La reine blanche sursauta, et Morgan, par réflexe, se pencha pour ramasser les débris.
- Ne vous inquiétez pas... Ça m'arrive souvent, vous savez.
Portant les débris à la poubelle, il dit:
- Vous avez dit tout à l'heure être une reine mais...
- La reine blanche, soeur de la reine rouge, en effet.
- Je n'arrive pas à comprendre: comment êtes-vous entrée ici ?
- Et bien...
La jeune femme sembla réfléchir, une main sur le menton:
- Disons que nous avons toujours été autre part. C'est une erreur, mais elle sera bien vite rectifiée, ne vous inquiétez pas !
Morgan hocha doucement la tête:
- Je vois... Non, soyons honnête, je ne vois pas du tout.
- Alors, je vais vous aider, mais avant, dites-moi, clama soudainement la reine blanche en mettant les deux fourchettes sur sa tête comme des cornes, connaissez-vous un jeune homme très maigre, yeux et cheveux noirs ? De naturel rêveur, et assez biscrouflette !
Elle explosa d'un rire hystérique, avant de s'arrêter devant la tête étonnée et sceptique du médecin.
- Tout les médecins qui se trouvent ici sont tenus au secret.
- C'est donc un patient.
- Je n'ai pas dit ça. rétorqua Morgan faiblement.

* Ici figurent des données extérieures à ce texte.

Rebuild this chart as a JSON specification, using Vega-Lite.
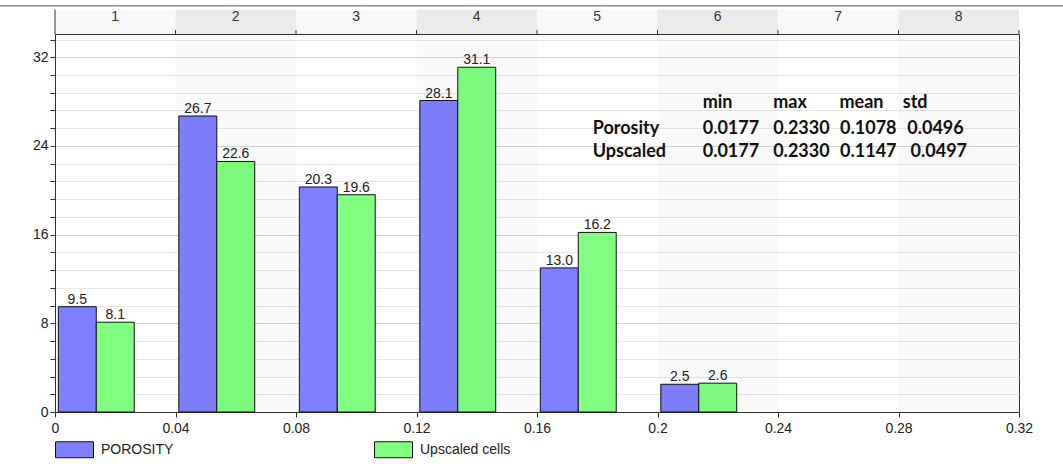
{
  "$schema": "https://vega.github.io/schema/vega-lite/v6.json",
  "width": 964,
  "height": 378,
  "autosize": {"type": "none"},
  "padding": {"left": 55, "top": 34, "right": 44, "bottom": 52},
  "background": "white",
  "view": {"stroke": "#333333", "strokeWidth": 1},
  "config": {
    "font": "Liberation Sans",
    "axis": {"labelFont": "Liberation Sans", "labelFontSize": 14, "labelColor": "#222222", "domainColor": "#333333", "tickColor": "#333333"},
    "legend": {"labelFont": "Liberation Sans", "labelFontSize": 14, "labelColor": "#222222"}
  },
  "datasets": {
    "hist": [
      {"lo": 0.0, "series": "POROSITY", "pct": 9.5},
      {"lo": 0.0, "series": "Upscaled cells", "pct": 8.1},
      {"lo": 0.04, "series": "POROSITY", "pct": 26.7},
      {"lo": 0.04, "series": "Upscaled cells", "pct": 22.6},
      {"lo": 0.08, "series": "POROSITY", "pct": 20.3},
      {"lo": 0.08, "series": "Upscaled cells", "pct": 19.6},
      {"lo": 0.12, "series": "POROSITY", "pct": 28.1},
      {"lo": 0.12, "series": "Upscaled cells", "pct": 31.1},
      {"lo": 0.16, "series": "POROSITY", "pct": 13.0},
      {"lo": 0.16, "series": "Upscaled cells", "pct": 16.2},
      {"lo": 0.2, "series": "POROSITY", "pct": 2.5},
      {"lo": 0.2, "series": "Upscaled cells", "pct": 2.6}
    ],
    "bins": [
      {"n": 1, "lo": 0.0, "hi": 0.04},
      {"n": 2, "lo": 0.04, "hi": 0.08},
      {"n": 3, "lo": 0.08, "hi": 0.12},
      {"n": 4, "lo": 0.12, "hi": 0.16},
      {"n": 5, "lo": 0.16, "hi": 0.2},
      {"n": 6, "lo": 0.2, "hi": 0.24},
      {"n": 7, "lo": 0.24, "hi": 0.28},
      {"n": 8, "lo": 0.28, "hi": 0.32}
    ],
    "stats": [
      {"t": "min", "px": 0.2150, "py": 27.44},
      {"t": "max", "px": 0.2384, "py": 27.44},
      {"t": "mean", "px": 0.2604, "py": 27.44},
      {"t": "std", "px": 0.2814, "py": 27.44},
      {"t": "Porosity", "px": 0.1785, "py": 25.09},
      {"t": "0.0177", "px": 0.2150, "py": 25.09},
      {"t": "0.2330", "px": 0.2384, "py": 25.09},
      {"t": "0.1078", "px": 0.2606, "py": 25.09},
      {"t": "0.0496", "px": 0.2829, "py": 25.09},
      {"t": "Upscaled", "px": 0.1785, "py": 23.01},
      {"t": "0.0177", "px": 0.2150, "py": 23.01},
      {"t": "0.2330", "px": 0.2384, "py": 23.01},
      {"t": "0.1147", "px": 0.2606, "py": 23.01},
      {"t": "0.0497", "px": 0.2840, "py": 23.01}
    ]
  },
  "layer": [
    {
      "data": {"name": "hist"},
      "transform": [
        {"calculate": "datum.lo + (datum.series == 'POROSITY' ? 0.0011 : 0.0137)", "as": "x0"},
        {"calculate": "datum.x0 + 0.0126", "as": "x1"}
      ],
      "mark": {"type": "rect", "stroke": "#111111", "strokeWidth": 1},
      "encoding": {
        "x": {"field": "x0", "type": "quantitative", "scale": {"domain": [0, 0.32], "nice": false, "zero": false},
          "axis": {"title": null, "values": [0, 0.04, 0.08, 0.12, 0.16, 0.2, 0.24, 0.28, 0.32], "tickCount": 50, "format": "~g", "tickSize": 5, "labelPadding": 4, "grid": false, "labelFlush": false, "labelOverlap": false}},
        "x2": {"field": "x1"},
        "y": {"field": "pct", "type": "quantitative", "scale": {"domain": [0, 34.1], "nice": false, "zero": false},
          "axis": {"title": null, "values": [0, 0.8, 1.6, 2.4, 3.2, 4, 4.8, 5.6, 6.4, 7.2, 8, 8.8, 9.6, 10.4, 11.2, 12, 12.8, 13.6, 14.4, 15.2, 16, 16.8, 17.6, 18.4, 19.2, 20, 20.8, 21.6, 22.4, 23.2, 24, 24.8, 25.6, 26.4, 27.2, 28, 28.8, 29.6, 30.4, 31.2, 32, 32.8, 33.6],
            "tickCount": 100,
            "format": "d",
            "labelExpr": "datum.value % 4 == 0 ? datum.label : ''",
            "tickSize": 5, "labelPadding": 2, "grid": true,
            "gridColor": {"condition": {"test": "datum.value % 4 == 0", "value": "#d6d6d6"}, "value": "#e8e8e8"},
            "labelOverlap": false, "labelFlush": false}},
        "y2": {"datum": 0},
        "fill": {"field": "series", "type": "nominal",
          "scale": {"domain": ["POROSITY", "Upscaled cells"], "range": ["#8080ff", "#80ff80"]},
          "legend": {"orient": "none", "legendX": 0, "legendY": 396, "direction": "horizontal", "title": null,
            "symbolType": "M-1,-0.42H1V0.42H-1Z", "symbolSize": 1444, "symbolStrokeColor": "#111111", "symbolStrokeWidth": 1, "symbolOpacity": 1,
            "labelOffset": 7, "columnPadding": 198, "padding": 0, "labelFontSize": 14}}
      }
    },
    {
      "data": {"name": "bins"},
      "transform": [{"filter": "datum.n % 2 == 0"}],
      "mark": {"type": "rect", "fill": "#000000", "fillOpacity": 0.025},
      "encoding": {
        "x": {"field": "lo", "type": "quantitative"},
        "x2": {"field": "hi"},
        "y": {"datum": 0, "type": "quantitative"},
        "y2": {"datum": 34.1}
      }
    },
    {
      "data": {"name": "bins"},
      "mark": {"type": "rect"},
      "encoding": {
        "x": {"field": "lo", "type": "quantitative"},
        "x2": {"field": "hi"},
        "y": {"datum": 34.1, "type": "quantitative"},
        "y2": {"datum": 36.3},
        "fill": {"condition": {"test": "datum.n % 2 == 0", "value": "#ebebeb"}, "value": "#f8f8f8"}
      }
    },
    {
      "data": {"name": "bins"},
      "mark": {"type": "rule", "color": "#333333", "strokeWidth": 1},
      "encoding": {
        "x": {"field": "hi", "type": "quantitative"},
        "y": {"datum": 34.1, "type": "quantitative"},
        "y2": {"datum": 34.46}
      }
    },
    {
      "data": {"name": "bins"},
      "transform": [{"calculate": "(datum.lo + datum.hi) / 2", "as": "mid"}],
      "mark": {"type": "text", "fontSize": 14, "color": "#333333", "baseline": "middle", "align": "center", "font": "Liberation Sans"},
      "encoding": {
        "x": {"field": "mid", "type": "quantitative"},
        "y": {"datum": 35.6, "type": "quantitative"},
        "text": {"field": "n", "type": "nominal"}
      }
    },
    {
      "data": {"values": [{}]},
      "mark": {"type": "rule", "color": "#333333", "strokeWidth": 1},
      "encoding": {
        "x": {"datum": 0, "type": "quantitative"},
        "y": {"datum": 34.1, "type": "quantitative"},
        "y2": {"datum": 36.3}
      }
    },
    {
      "data": {"values": [{}]},
      "mark": {"type": "rule", "color": "#8c8c8c", "strokeWidth": 1.5},
      "encoding": {
        "x": {"datum": -0.0183, "type": "quantitative"},
        "x2": {"datum": 0.3346},
        "y": {"datum": 36.64, "type": "quantitative"}
      }
    },
    {
      "data": {"name": "hist"},
      "transform": [
        {"calculate": "datum.lo + (datum.series == 'POROSITY' ? 0.0011 : 0.0137) + 0.0063", "as": "xm"}
      ],
      "mark": {"type": "text", "fontSize": 14, "color": "#222222", "baseline": "alphabetic", "align": "center", "dy": -3, "font": "Liberation Sans"},
      "encoding": {
        "x": {"field": "xm", "type": "quantitative"},
        "y": {"field": "pct", "type": "quantitative"},
        "text": {"field": "pct", "type": "quantitative", "format": ".1f"}
      }
    },
    {
      "data": {"name": "stats"},
      "mark": {"type": "text", "font": "Lato", "fontWeight": "bold", "fontSize": 18, "color": "#111111", "align": "left", "baseline": "alphabetic"},
      "encoding": {
        "x": {"field": "px", "type": "quantitative"},
        "y": {"field": "py", "type": "quantitative"},
        "text": {"field": "t", "type": "nominal"}
      }
    }
  ]
}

- Vous l'avez préconisé. C'est magnifique ! Je savais que les humains avaient la tête sur terre.
Elle posa une main sur la poignée du bureau menant au couloir:
- Au revoir, cher hibou !
- Attendez ! dit Morgan Caligari, alors que la jeune femme ouvrai grand la porte. Vous... Vous n'êtes pas autorisée à aller voir d'autres patients !
- Pourquoi ? demanda Mirana, une mimique burlesque sur le visage.
- Mais... C'est interdit, voilà tout !
- Vous êtes beaucoup trop compliqués ici. acheva-t-elle. Pourquoi vous limiter alors qu'un chimpanzé pourrait être une tasse de thé, ou une humeur ? Le savoir est une malédiction.
Elle continua sa route, alors que le médecin se précipitait à sa suite:
- Comment connaissez-vous EL ?
- EL ? C'est ainsi que vous l'appelez, ici ?
- Vous le connaissez, donc !
- Plutôt, oui... souffla la reine blanche, en observant le long couloir blanc. Où se trouve-t-il ?
Le cerveau de Morgan, bien encombré des mots étranges et surprenants de Mirana, tournait à toute allure. EL, qui restait un mystère inaccessible, avait donc des gens de sa connaissance venus lui rendre visite. Mais quel était le lien entre Alice et Lerêveur ?
- Bonne question, docteur ! répondit Mirana, alors que Morgan se rendait compte qu'il avait parlé tout haut. Le fait est que vous ne pourriez pas comprendre, si on vous l'expliquait.
Sortant la carte de sa poche, il la posa sur une serrure, la porte menant à la cellule d'EL. La clé qui y était accrochée permit au médecin de déverrouiller la porte.
- Entrez. murmura-t-il, déjà émoustillé de voir ce qui allait se produire entre l'étrange femme et son patient.